Solution: This required conversations, not code. We got everyone in a room to discuss data ownership, scientific collaboration, and company goals. It took time for some people to come around, and honestly, a few stayed resentful for a while. Change management is messy.

3. The Misinterpretation Problem

With easier access came a new risk: people viewing data without full context and drawing wrong conclusions, then communicating those misinterpretations downstream.

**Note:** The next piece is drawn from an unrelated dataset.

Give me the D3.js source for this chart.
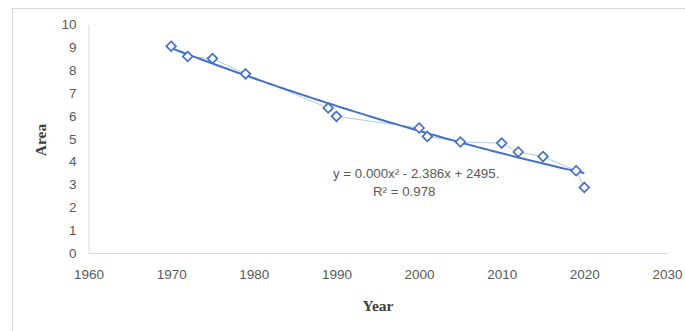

Solution: We added detailed titles, legends, and contextual information to every downloadable figure. We also created documentation explaining what each metric meant and when to consult the original experimenters.

The Impact

Time Savings: 8-12 hours per week per scientist → 45 minutes

5 scientists × 8 hours/week × 50 weeks = 2,000 hours annually freed up
ROI on development time achieved in under 2 months

Qualitative Changes:

Real-time decision making: Scientists could pull up the dashboard in meetings and answer questions on the spot
Collaborative debugging: More people could review data when experiments looked suspicious, speeding up troubleshooting
Reduced dependencies: Scientists could self-serve instead of waiting for computational support
Pattern recognition: Easy cross-experiment comparison revealed insights that were invisible in isolated spreadsheets

What I Learned

1. Listen to what people have accepted: The most impactful improvements often address pain points people have stopped complaining about because they’ve resigned themselves to the status quo.

2. Build fast, iterate faster: Streamlit’s rapid development cycle let us show value quickly, which built trust and momentum for addressing harder problems like data governance.

3. Technical solutions reveal organizational issues: Sometimes the reason a problem hasn’t been solved isn’t technical - it’s cultural, political, or structural. Be ready to navigate those waters.

4. Democratization has consequences: Making data accessible is powerful, but it requires parallel work on governance, training, and culture. You can’t just throw open the gates and walk away.

5. Success creates new problems: When tools work well, they get used in ways you didn’t anticipate. Build with extensibility in mind.